Quienes hemos visto las imágenes de quienes desembarcan en nuestras costas, o llegan a través del Río Grande a la frontera de Estados Unidos con México, o deambulan por las calles de Nueva York o Chicago en busca de trabajo y cobijo, tienen con frecuencia la impresión de que los países desarrollados son invadidos en manera creciente y con riesgos imprevisibles para su tejido social y sus economías.

Los políticos norteamericanos de ambos partidos aseguran que quieren “resolver la frontera” y poner fin a la entrada masiva de indocumentados, que en el año pasado sumaron cerca de 3.3 millones de personas, casi cuatro veces más que en la década anterior.
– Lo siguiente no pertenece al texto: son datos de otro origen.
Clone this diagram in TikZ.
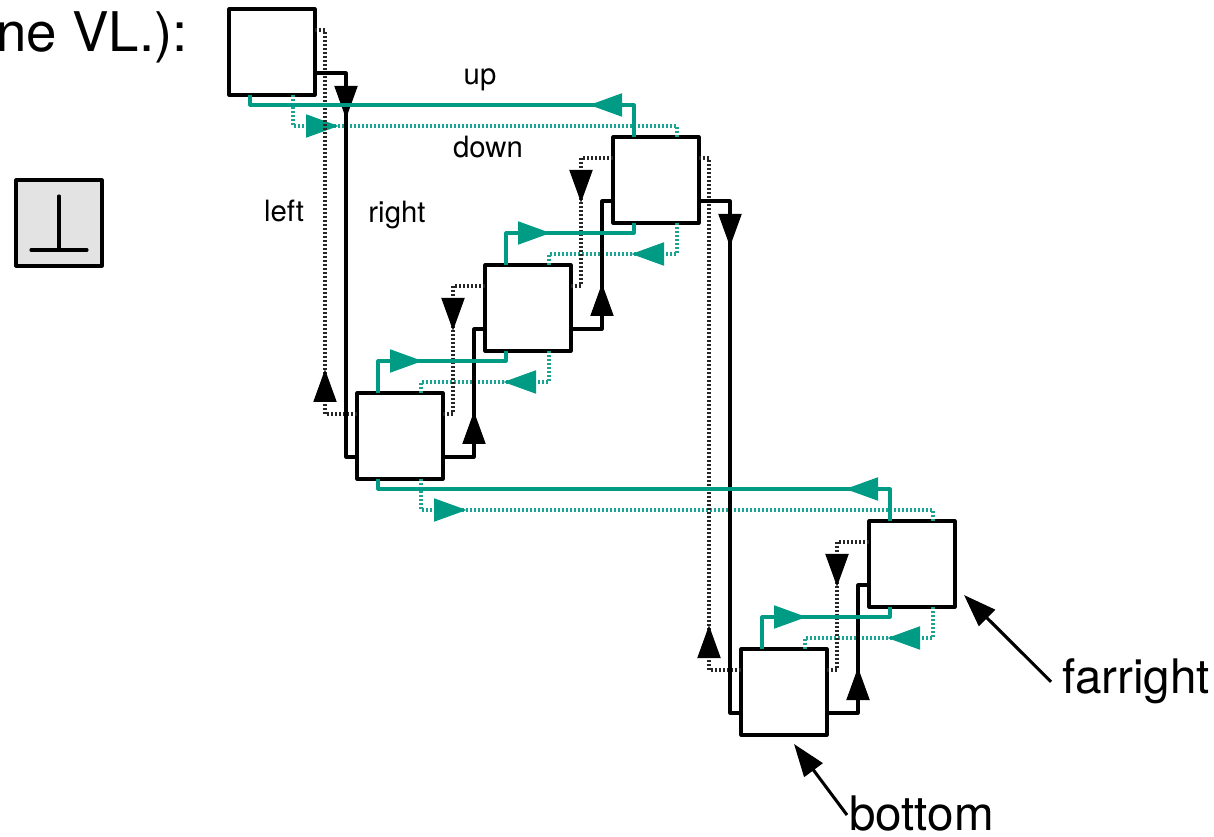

Debido al caótico sistema –o más bien a la falta de sistema– norteamericano de permitir la libre circulación de personas indocumentadas, hay millones de inmigrantes que llevan años y hasta décadas en el país en situación ilegal, lo que no les ha impedido comprar casa, establecer negocios y enviar a sus hijos a la escuela o incluso darles estudios superiores.

La avalancha reciente comenzó con el mandato del actual presidente Joe Biden, en parte para seguir la política de “hacerlo todo al revés que Trump”, quien había limitado las entradas de indocumentados y llegó a un acuerdo con México para que los aspirantes a entrar en Estados Unidos esperasen en territorio mexicano la decisión de las autoridades migratorias.

Con la llegada de Biden a la Casa Blanca, la frontera quedó prácticamente abierta para la nueva avalancha de inmigrantes, a pesar de que muchos de los recién llegados son expulsados poco después.

Texas, el estado fronterizo por el que entra el mayor número de indocumentados, decidió que no cargaría con semejante avalancha y procedió a enviar a los recién llegados a estados que ofrecen “santuario”, es decir, ni persiguen ni expulsan a los indocumentados.

Es fácil de imaginar que aquí hay una división ideológica entre el estado fronterizo de Texas, de mayoría republicana y conservadora, y lugares progresistas como Nueva York o Chicago, a donde llegan aviones enteros con indocumentados, que provocan problemas a su llegada porque estas ciudades adquirieron hace tiempo el compromiso de atenderlos pero no tienen instalaciones suficientes.

Ahora, a los tres años de presidencia de Joe Biden, las estadísticas son menos negativas para el Partido Demócrata y su política, o falta de política, migratoria: la llegada masiva de tantas personas, en vez de tener un efecto negativo sobre la economía, la ha hecho crecer. Es porque el número de población activa –algo que crónicamente falta en EE.UU. y que va camino de pasar en otros países ricos industrializados–, ha crecido nada menos que en 1.7 millones desde que empezó su presidencia y se proyecta que aumente en 5 millones más dentro de diez años, algo comprensible al ver el gran número de niños que ha entrado y que alcanzará la edad laboral dentro de una década o menos.

Quizá estos nuevos trabajadores cobren sueldos bajos, pero probablemente estarán mejor que en sus países de origen y las empresas norteamericanas se beneficiarán de una mano de obra abundante y barata, aunque esto es motivo de intenso debate pues mucho creen que semejante situación rebaja los sueldos de los ciudadanos norteamericanos menos cualificados. Pero este argumento tiene un peso relativo debido a la escasez de mano de obra.

En realidad, los sueldos se ven más afectados por la inflación que por la competencia de la mano de obra barata, pues el costo de la vida no ha dejado de aumentar desde la pandemia. Hoy en día hay quejas de que muchas empresas mantienen los precios artificialmente altos, pero si es así, la libertad de mercado habría de ser suficiente para que vuelvan a bajar debido a la competencia de empresas nuevas o más agresivas.

En estos momentos, los economistas prevén una pequeña contracción salarial, del 1.7% en el índice general de coste del empleo y una rebaja de menos del 0.8% en el PNB per cápita en la próxima década.

Ambas quedarán enmascaradas por la inflación. Para el trabajador y la economía familiar, estos datos no son como para echar las campanas al vuelo, pero los economistas ya señalan la ventaja que comportan por su efecto antiinflacionario sobre la totalidad de la economía

Y aunque no lo señalaban, en las filas demócratas también hay mucho que celebrar: los inmigrantes y sus hijos acaban por convertirse en ciudadanos con derecho a voto y la tradición es que –al menos en las primeras generaciones–, estos nuevos norteamericanos den su voto al Partido Demócrata.